EyesOn Design turns all eyes on memories

GROSSE POINTE SHORES, Mich. — From extreme makeovers to dealer-built muscle cars. from Chrysler’s Forward Look to a bevy on nearly forgotten makes from the middle of the last century — EyesOn Design 2011 was a memorable show.

Unusual categories of vehicles brought to the Edsel and Eleanor Ford Estate in Grosse Pointe Shores were a remarkable collection of well-designed cars, most with colorful stories from the men and women who own them.

Stories like the one William Swor of Grosse Pointe Woods, Mich.. told about his bright-red 1961 Daimler SP 250 with 2.5-liter hemi engine. Swor said he got the British sports car when he lost a cast for his client in 2007.

The thin fiberglass body had recently been reconstructed by Adam Harris at Detroit’s Show & Go shop. Harris said he worked on the near-perfect coupe off-and-on for 13 months.

“When the itching from the fiberglass got too bad, I’d stop and go on to another project,” Harris said.

Swor added that had he won the case, he would now be the owner of a Jaguar XKE.

Terry Ernst is the owner of a camera shop in Port Huron, Mich. Ernest was showing his car-based 1934 Ford commercial vehicle with its beautiful Ernst Camera Shop lettering done to perfection by a local woman.

“I’ve owned this about a year,” Ernst said. “I found it in Oregon after an eight-year search. It’s a sedan delivery – one of 9,000 built in 1934.”

The gold 1950 Hudson Commodore 6 shown by Tim Ouding of Kalamazoo, Mich.. was a serendipitous find. Ouding had seen a photo of it on a calendar and said to himself, “I’m gonna buy that.”

Through a contact at work he actually located the car, turned his back on his 1948 Ford and bought the Hudson club coupe, a style he said is rare.

“I’m the third owner,” he said. “It has just 80,000 miles on it and I drive it everywhere.”

Ouding did travel the 100-plus miles to Grosse Pointe from Kalamazoo in the Hudson. And Jim and Vickie Oaks drove their mile-long 1958 DeSoto up from Kokomo, Ind.

But George Collar and Robert Brown had their black 1957 DeSoto Adventurer hauled to Michigan from their home in Wisconsin Rapids, Wis.

An older restoration, the prize-winning DeSoto was one of some 300 Adverturers built that year. Collar enjoyed pointing out the record player beneath the dash. He said dealers sold special deep-groove records for the player, but that engine heat as well as outside temperatures often caused them to warp. Collar found the luxury car in a private collection in Boca Raton, Fla.

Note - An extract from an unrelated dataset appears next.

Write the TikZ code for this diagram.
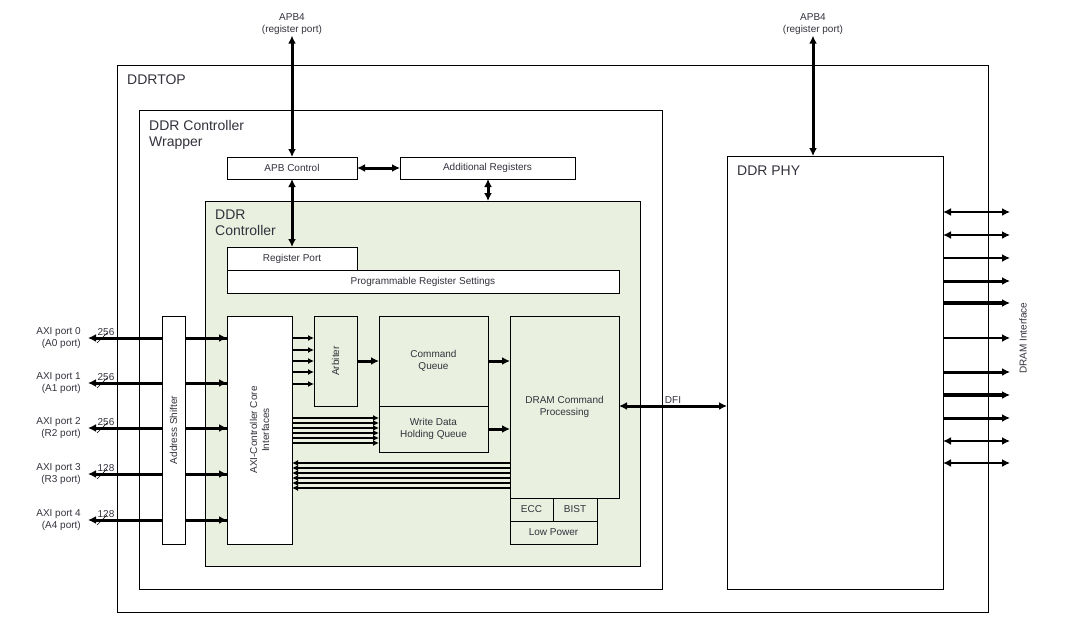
\documentclass[tikz,border=0pt]{standalone}
\usepackage{fontspec}
\setmainfont{Liberation Sans}
\usetikzlibrary{arrows.meta,positioning}
\definecolor{ctrlgreen}{RGB}{233,240,223}
\definecolor{txtgray}{RGB}{50,50,60}
\tikzset{
  box/.style={draw, rectangle, inner sep=0pt, outer sep=0pt, line width=0.9pt, fill=white, align=center, font=\fontsize{10}{12}\selectfont, text=txtgray},
  title/.style={anchor=north west, align=left, inner sep=0pt, font=\fontsize{14}{16}\selectfont, text=txtgray},
  bus/.style={line width=3pt, -{Latex[length=8pt,width=8pt]}},
  bbus/.style={line width=3pt, {Latex[length=8pt,width=8pt]}-{Latex[length=8pt,width=8pt]}},
  small/.style={font=\fontsize{10}{12}\selectfont, text=txtgray, align=center, inner sep=1pt}
}
\begin{document}
\begin{tikzpicture}[x=1pt, y=-1pt]
  \useasboundingbox (0,0) rectangle (1080,626);
  % outer blocks
  \node[box, minimum width=871, minimum height=547] (ddrtop) at (552.5,338.5) {};
  \node[title] (toplabel) at (127,75) {DDRTOP};
  \node[box, minimum width=523, minimum height=479] (wrapper) at (400.5,349.5) {};
  \node[title] (wraplabel) at (149,120) {DDR Controller\\Wrapper};
  \node[box, minimum width=216, minimum height=433] (phy) at (835,372.5) {};
  \node[title] (phylabel) at (737,166) {DDR PHY};
  % register path
  \node[box, minimum width=130, minimum height=22] (apb) at (292,168) {APB Control};
  \node[box, minimum width=175, minimum height=22] (addreg) at (487.5,168) {Additional Registers};
  \node[box, fill=ctrlgreen, minimum width=435, minimum height=365] (ctrl) at (422.5,383.5) {};
  \node[title] (ctrllabel) at (215,210) {DDR\\Controller};
  \node[box, minimum width=130, minimum height=23] (regport) at (292,258.5) {Register Port};
  \node[box, minimum width=392, minimum height=23] (prog) at (423,281.5) {Programmable Register Settings};
  % datapath
  \node[box, minimum width=65, minimum height=228] (core) at (259.5,430) {};
  \node[small, rotate=90] (corelabel) at (core) {AXI-Controller Core\\Interfaces};
  \node[box, fill=ctrlgreen, minimum width=43, minimum height=90] (arb) at (335.5,361) {};
  \node[small, rotate=90] (arblabel) at (arb) {Arbiter};
  \node[box, fill=ctrlgreen, minimum width=109, minimum height=90] (cmdq) at (433.5,361) {Command\\Queue};
  \node[box, fill=ctrlgreen, minimum width=109, minimum height=46] (wdhq) at (433.5,429) {Write Data\\Holding Queue};
  \node[box, fill=ctrlgreen, minimum width=109, minimum height=182] (dram) at (564.5,407) {DRAM Command\\Processing};
  \node[box, fill=ctrlgreen, minimum width=43, minimum height=23] (ecc) at (531.5,509.5) {ECC};
  \node[box, fill=ctrlgreen, minimum width=44, minimum height=23] (bist) at (575,509.5) {BIST};
  \node[box, fill=ctrlgreen, minimum width=87, minimum height=23] (lowpow) at (553.5,532.5) {Low Power};
  % APB4 ports
  \node[small] (apbA) at (292,24) {APB4\\(register port)};
  \node[small] (apbB) at (813,24) {APB4\\(register port)};
  \draw[bbus] (apbA.south) -- (apb.north);
  \draw[bbus] (apbB.south) -- (phy.north -| apbB.south);
  \draw[bbus] (apb.east) -- (addreg.west);
  \draw[bbus] (addreg.south -| 488,0) -- (ctrl.north -| 488,0);
  \draw[bbus] (apb.south) -- (regport.north);
  % AXI ports
  \foreach \y/\p/\q/\w [count=\i from 0] in {338/0/A0/256, 383/1/A1/256, 428/2/R2/256, 474/3/R3/128, 520/4/A4/128} {
    \node[small, anchor=east, align=right] (axi\i) at (82,\y) {AXI port \p\\(\q\ port)};
    \coordinate (pin\i) at (88,\y);
    \draw[line width=3pt, {Latex[length=8pt,width=8pt]}-] (pin\i) -- (core.west |- pin\i);
    \draw[bus] (185,\y) -- (core.west |- pin\i);
    \draw[thin] (97,\y+5) -- (107,\y-5);
    \node[small, anchor=south] (bw\i) at (106,\y-1) {\w};
  }
  \node[box, minimum width=23, minimum height=228] (shift) at (173.5,430) {};
  \node[small, rotate=90] (shiftlabel) at (shift) {Address Shifter};
  % core to arbiter and queues
  \foreach \y in {338,350,361,372,384}
    \draw[line width=2.6pt, -{Latex[length=6pt,width=6pt]}] (core.east |- 0,\y) -- (arb.west |- 0,\y);
  \foreach \y in {418,423,428,433,438,443}
    \draw[line width=2.6pt, -{Latex[length=6pt,width=6pt]}] (core.east |- 0,\y) -- (wdhq.west |- 0,\y);
  \foreach \y in {463,468,473,478,483,488}
    \draw[line width=2.6pt, -{Latex[length=6pt,width=6pt]}] (dram.west |- 0,\y) -- (core.east |- 0,\y);
  \draw[bus] (arb.east) -- (cmdq.west);
  \draw[bus] (cmdq.east) -- (dram.west |- cmdq.east);
  \draw[bus] (wdhq.east) -- (dram.west |- wdhq.east);
  \draw[bbus] (dram.east |- 0,406) -- node[small, above] (dfi) {DFI} (phy.west |- 0,406);
  % DRAM interface
  \foreach \y/\s/\t in {212/bbus/2.4, 235/bbus/2.4, 258/bus/2.4, 281/bus/3, 303/bus/3.4, 338/bus/2, 372/bus/3, 395/bus/3.2, 418/bus/3, 441/bbus/2.4, 463/bbus/2.4}
    \draw[\s, line width=\t pt] (phy.east |- 0,\y) -- (1010,\y);
  \node[small, rotate=90] (dramif) at (1023,338) {DRAM Interface};
\end{tikzpicture}
\end{document}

Many of the vehicles at EyesOn Design are rare. None is more so than the one-of-a-kind prototype of a 1954 Hudson Jet convertible shown by Ed and Kaylene Souers of Fort Wayne, Ind. Souers said the car was broken in half from improper storage.

The Jet never made it into production. But Souers’ creamy yellow 1955 Hudson Italia parked beside it was one of 26 Italias finished in Italy and shipped back to the States. When he bought it out of California 15 years ago, it was literally a basket case.

“They built 26 two-door Italias and one four-door,” Souers said. “I also own the four-door model. Dealer cost was $4,800.”

EyesOn Design has been the major fund-raising effort for the Detroit Institute of Ophthalmology for over two decades. The DIO supports research, aid for the visually impaired and public and professional education efforts. Its emphasis is on automotive design, past and present.